Confession time: If you were to ask some of my closest friends to describe me, Joyful probably wouldn't be the first word they would come up with. Obnoxious; yes. Mildly sarcastic...o.k., predominately sarcastic; yes. But joyful? Unfortunately, no.
As a Christian woman, this is a problem. What better way to destroy my testimony than to walk around looking as if something crawled up my sleeve and died. I'm not exactly sure when my Approach-At-Your-Own-Risk persona emerged, but I do remember one day, in my twenties, when a man walking past me said, "Smile." I glared at him as I thought, "Do I always have to look like Mary Poppins? I'm not in a bad mood!" But how is anyone to know?
My son also has a demeanor issue. He looks like he's irritated or pouting even when he's not. I have told him on several occasions to work on his countenance so that others don't think he's a grump. "Just smile," I say. "It won't hurt you." Of course, after my speech, the plank protruding from my eye takes out the china cabinet, dents the wall, and snags on the curtains.

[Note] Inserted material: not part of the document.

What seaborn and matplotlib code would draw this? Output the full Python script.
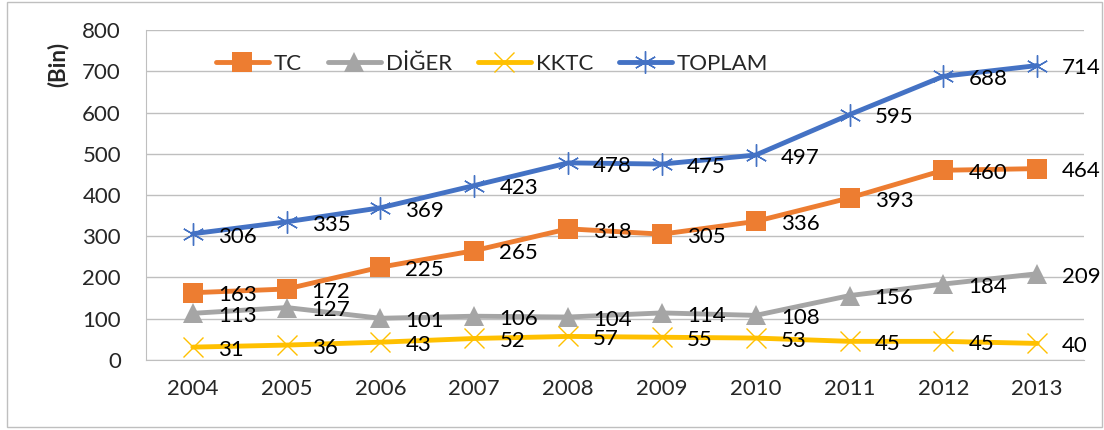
import matplotlib
matplotlib.use("Agg")
import matplotlib.pyplot as plt
import seaborn as sns
from matplotlib.patches import Rectangle

# Chart data
years = ["2004", "2005", "2006", "2007", "2008", "2009", "2010", "2011", "2012", "2013"]
tc = [163, 172, 225, 265, 318, 305, 336, 393, 460, 464]
diger = [113, 127, 101, 106, 104, 114, 108, 156, 184, 209]
kktc = [31, 36, 43, 52, 57, 55, 53, 45, 45, 40]
toplam = [306, 335, 369, 423, 478, 475, 497, 595, 688, 714]

series_names = ["TC", "DİĞER", "KKTC", "TOPLAM"]
series_values = [tc, diger, kktc, toplam]
colors = ["#ED7D31", "#A5A5A5", "#FFC000", "#4472C4"]

sns.set_style("white")
plt.rcParams["font.family"] = ["Lato", "DejaVu Sans"]
FS = 16

fig = plt.figure(figsize=(11.04, 4.3), dpi=100)
ax = fig.add_axes([0.1322, 0.163, 0.982 - 0.1322, 0.930 - 0.163])

pos = list(range(len(years)))
styles = [
    dict(marker="s", markersize=14, markeredgewidth=0),
    dict(marker="^", markersize=14, markeredgewidth=0),
    dict(marker="x", markersize=14, markeredgewidth=1.0),
    dict(marker=(6, 2, 0), markersize=16, markeredgewidth=1.0),
]

for name, vals, col, st in zip(series_names, series_values, colors, styles):
    sns.lineplot(x=pos, y=vals, ax=ax, color=col, linewidth=3.5, label=name,
                 markeredgecolor=col, solid_capstyle="round", **st)
    for i, v in zip(pos, vals):
        ax.annotate(str(v), (i, v), xytext=(18, -2), textcoords="offset points",
                    ha="left", va="center", fontsize=FS, color="black")

ax.set_xlim(-0.5, 9.5)
ax.set_ylim(0, 800)
ax.set_yticks(range(0, 801, 100))
ax.set_xticks(pos)
ax.set_xticklabels(years)
ax.set_xticks([p - 0.5 for p in range(len(years) + 1)], minor=True)
ax.tick_params(axis="x", which="major", length=0, pad=14, labelsize=FS)
ax.tick_params(axis="x", which="minor", length=7, color="#BFBFBF", width=1)
ax.tick_params(axis="y", length=6, color="#BFBFBF", width=1, pad=12, labelsize=FS)
ax.grid(axis="y", color="#BFBFBF", linewidth=1)
ax.set_axisbelow(True)
for s in ["top", "right"]:
    ax.spines[s].set_visible(False)
ax.spines["left"].set_color("#BFBFBF")
ax.spines["bottom"].set_color("#BFBFBF")
ax.set_xlabel("")
ax.set_ylabel("")

leg = ax.legend(loc="upper left", bbox_to_anchor=(0.065, 0.955), ncol=4, frameon=False,
                fontsize=FS, handlelength=2.4, handletextpad=0.22, columnspacing=1.15,
                borderaxespad=0)

fig.text(58 / 1104, 1 - 64 / 430, "(Bin)", rotation=90, ha="center", va="center",
         fontsize=16, fontweight="bold")

fig.patches.append(Rectangle((7 / 1104, 3 / 430), 1095 / 1104, 425 / 430,
                             transform=fig.transFigure, fill=False,
                             edgecolor="#BFBFBF", linewidth=1))

fig.savefig("out.png", dpi=100)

But perpetuating a sullen attitude, I have found, is nothing more than a cop-out and a very bad habit. It keeps me from having to volunteer to help others. And since I'm not an overly social person, it keeps me from having to get bogged down in small talk of which, Mary Poppins or not, I'm no big fan. And, most sadly, it bleeds into my family and starts showing itself in my children's attitudes. Bottom line: It has kept me pretty insulated from the rest of world, trashed my witness in and outside of my home, and made me one step below useless to the family of God. Bottom line below the bottom line: It breeds ungratefulness.
So I have come up with a very simple solution: I'm going to get over it. Then I'm going to solve world hunger.
Yep, that's it. I'm not sure how easy this will be, but with God's grace, I'm going to re-invent myself. And where will I start? I'm going to finally start behaving as God has instructed in His word...Obedience anyone?
Truth be told, I really don't have anything to be that grumpy about. Sure, I want to be out of the rainy Pacific Northwest and back in Oklahoma so bad I can feel the red dirt sticking to my sun tan lotion, but that will be remedied in a mere four months. And how can I, in good conscience, walk around sans smile when God continually extends his grace to me? Only a fool would. And I've been that fool.
Oh yea, this New Me is going to feel embarrassingly fake, but I'm going to give it my best shot. Besides, perfect strangers who will be blessed by my warm smile and kind words will never know that deep inside I feel like I'm auditioning for the lead role in Heidi. I trust God. By His grace, my heart will follow my actions.